During much of the 20th century, farmers used heavy equipment, such as bulldozers, in the river
system to remove gravel bars and to repair stream banks following a storm for flood protection of the taro lo‘i. In the 1990s, complaints to the United States (U.S.) Army Corps of Engineers (USACE), under provisions of the Clean Water Act (CWA), halted the ability of farmers to manage the river with heavy equipment. Since the cessation of unpermitted mechanical stream maintenance, the natural stream tendencies for braiding in some reaches and meander in other reaches have increased the flooding and erosion problems for many taro farmers. The Waipi‘o kalo farmers are attempting to organize themselves and develop modern environmental principles to manage the streams in Waipi‘o to support kalo cultivation, while being mindful of traditional practices. They have requested stream analysis, sustainable solutions to flooding and bank erosion, and assistance to complete permit applications and execute the terms of the permits.


The U.S. Department of Agriculture (USDA) Natural Resources Conservation Service (NRCS), in partnership with other organizations, such as Friends of the Future and the Mauna Kea Soil and Water Conservation District, has assisted the Waipi‘o farming community to progress toward their stream management goals. In 1999, at the request of the Waipi‘o Taro Farmers Association, Waipi‘o Valley was included in the project area for the NRCS’ Lower Hamakua Ditch (LHD) Watershed project. NRCS offered technical assistance to the Waipi‘o taro farming community for stream management and maintenance activities. In 2006, NRCS, with significant stakeholder input, completed the Waipi‘o Valley Stream Management Plan (SMP), which provides a framework for stream management to increase resilience of the taro lo‘i and farm improvements to flood damage. The SMP identified the major problem areas for Waipi‘o farmers. The problem areas included:

  • The blockage at the river mouth, which increased flooding in the lower part of the valley.
  • Gravel bars and islands in the midstream, approximately one mile upstream of the river mouth, are reducing flood capacity and are causing bank erosion, including bank erosion near the Kawashima farm.
  •  The unstable road crossing that requires constant maintenance.
  • The intake to the major ‘auwai system at the “Kūnaka split” is unstable and is threatening to direct the river into the ‘auwai system.
  • The meandering stream reach near the “Linda Beach Crossing”, which has caused considerable damage due to stream bank breaches that pour floodwater and bed load into neighboring taro lo‘i.
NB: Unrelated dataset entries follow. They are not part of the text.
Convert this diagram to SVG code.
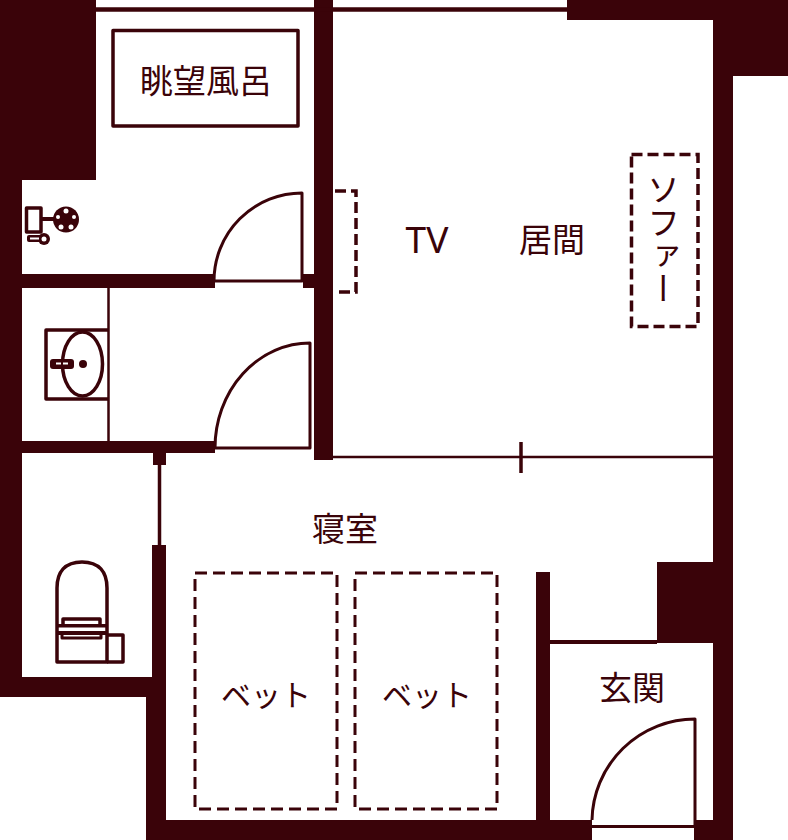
<svg xmlns="http://www.w3.org/2000/svg" width="788" height="840" viewBox="0 0 788 840">
<style>
.w{fill:#3a0309}
.l{fill:none;stroke:#3a0309;stroke-width:3.5;stroke-linejoin:round}
.e{fill:none;stroke:#3a0309;stroke-width:3;stroke-linejoin:round}
.d{fill:none;stroke:#3a0309;stroke-width:3;stroke-dasharray:12 6}
.t{fill:#3a0309;font-family:"Noto Sans CJK JP","Noto Sans",sans-serif;font-size:33px;font-weight:400;text-anchor:middle}
</style>
<rect width="788" height="840" fill="#fff"/>
<g id="walls">
<path class="w" d="M0 0H96V180H22V677H152V545H166V820H536V572H550V820H592V840H146V697H0Z"/>
<path class="w" d="M567 0H788V76H733V840H694V820H713V643H657V562H713V20H567Z"/>
<rect class="w" x="314" y="0" width="19" height="460"/>
<rect class="w" x="22" y="274" width="193" height="14"/>
<rect class="w" x="303" y="274" width="11" height="14"/>
<rect class="w" x="22" y="441" width="193" height="12"/>
<rect class="w" x="153" y="453" width="13" height="12"/>
</g>
<g id="connectors">
<path class="l" style="stroke-width:4.5" d="M96 9.500H567"/>
<path class="l" style="stroke-width:2.500" d="M333 457H713"/>
<path class="l" d="M521 442V473"/>
<path class="l" d="M159.500 465V545"/>
<path class="e" d="M215 281H302V193A88 88 0 0 0 214 281"/>
<path class="e" d="M215 448H310V343A95 105 0 0 0 215 448"/>
<path class="e" d="M592 826.500H695V719A103 103 0 0 0 592 820"/>
<path class="l" style="stroke-width:4" d="M550 642H657"/>
<path class="l" style="stroke-width:2.500" d="M108.500 288V441"/>
</g>
<g id="bath"><rect class="l" x="113" y="30.500" width="185" height="95.500"/><text class="t" x="206" y="93">眺望風呂</text></g>
<g id="shower">
<path class="l" d="M26.500 208H41V232H26.500Z"/><rect class="w" x="41" y="217" width="14" height="4"/>
<circle class="w" cx="66" cy="219.500" r="13"/>
<g fill="#fff"><circle cx="66" cy="211" r="2.500"/><circle cx="58" cy="217" r="2"/><circle cx="74" cy="217" r="2"/><circle cx="61" cy="227" r="2.500"/><circle cx="71" cy="227" r="2.500"/></g>
<rect class="w" x="27" y="235" width="15" height="7" rx="2"/><circle class="w" cx="44" cy="239" r="6"/><circle cx="44" cy="239" r="2.500" fill="#fff"/>
<rect x="30" y="237.500" width="9" height="2" fill="#fff"/>
</g>
<g id="sink">
<path class="l" d="M108 330H46V399H108"/>
<ellipse class="l" cx="82.500" cy="364" rx="20" ry="32"/>
<rect class="w" x="50" y="359" width="24" height="10" rx="3"/>
<rect x="56" y="362.500" width="5" height="2" fill="#fff"/><rect x="63" y="362.500" width="5" height="2" fill="#fff"/>
<circle class="w" cx="83" cy="364" r="4"/>
</g>
<g id="toilet">
<path class="l" d="M57 662V588C57 572 65 562 82 562C99 562 107 572 107 588V662Z"/>
<path class="l" d="M107 635H123V662H107"/>
<path class="l" d="M63 625V619H100V625"/>
<rect class="w" x="58" y="624" width="49" height="3.500"/>
<rect class="w" x="58" y="631" width="49" height="4"/>
<path class="l" style="stroke-width:3" d="M62 635V638H101V635"/>
</g>
<g id="tv"><path class="d" style="stroke-width:3.500;stroke-dasharray:11 5" d="M335 191H356V292H335"/><text class="t" x="427" y="253" style="font-family:'Noto Sans',sans-serif;font-size:37px">TV</text></g>
<g id="living"><text class="t" x="552" y="252">居間</text></g>
<g id="sofa"><rect class="d" style="stroke-width:3.500;stroke-dasharray:11 5" x="631.500" y="154.500" width="66.500" height="172"/><text class="t" x="663.500" y="173" style="writing-mode:vertical-rl;text-anchor:start">ソファー</text></g>
<g id="bedroom"><text class="t" x="345" y="541">寝室</text></g>
<g id="bed1"><rect class="d" x="195" y="573" width="142" height="236"/><text class="t" x="266" y="706" style="font-size:30px">ベット</text></g>
<g id="bed2"><rect class="d" x="355" y="573" width="142" height="236"/><text class="t" x="427" y="706" style="font-size:30px">ベット</text></g>
<g id="entrance"><text class="t" x="632" y="700">玄関</text></g>
</svg>
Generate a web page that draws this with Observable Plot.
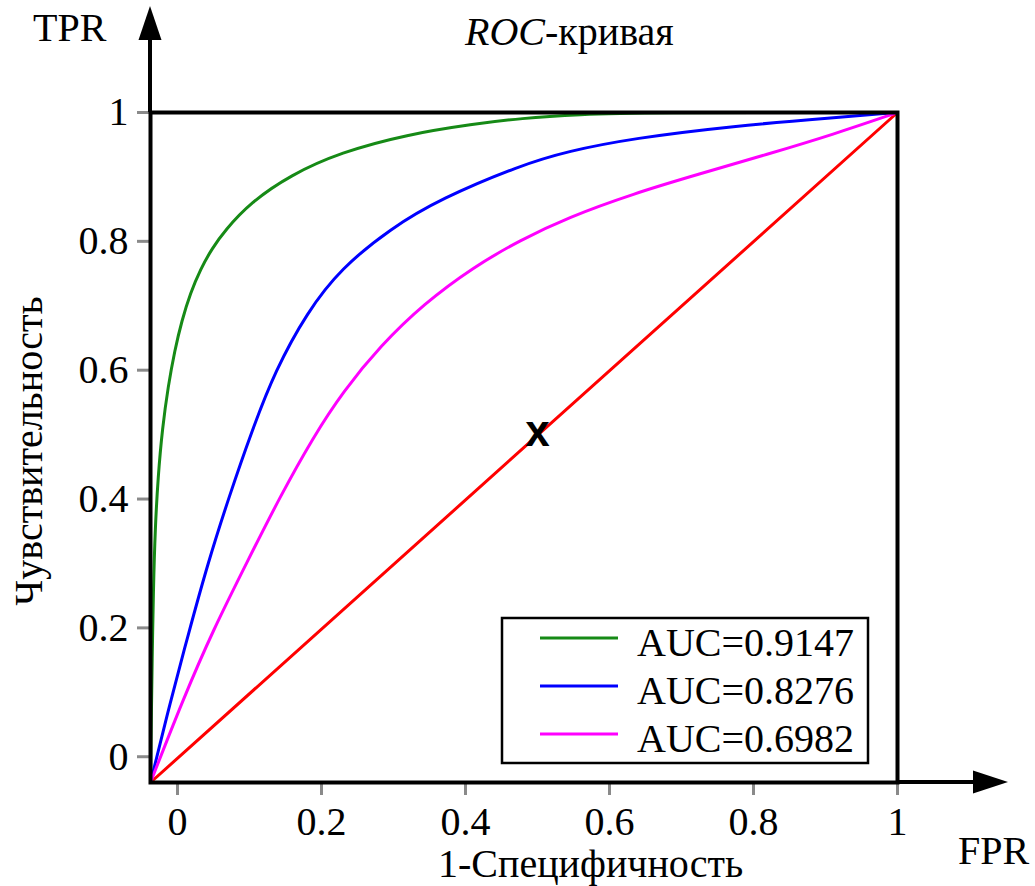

In 2009, NRCS  and Mauna Kea Soil & Water Conservation District (MKSWCD) assisted the Waipi‘o community in acquiring the necessary permits and approvals to clear the sand and rocks from the river mouth to reduce flood damage and lower the stream surface elevation by as much as 5 feet (ft). This effort was conducted in partnership with the State of Hawai’i Civil Defense, which was able to extend the State’s Emergency Declaration for the October 2006 earthquake.


In 2010 Valley residents approached MKSWCD and requested assistance to address heavy flooding that is occurring in the Valley due to damage from the 2006 earthquake. MKSWCD received funding through USDA/NRCS to study the flooding issue and produced the Waipi’o Valley Flood Damage Reduction and Stream Stabilization Preliminary Investigation. The present study focuses on two of the most severe problem areas identified in the SMP. The study will develop conceptual solutions or “alternatives” for the stream problems near Kawashima farm and at the Linda Beach Crossing.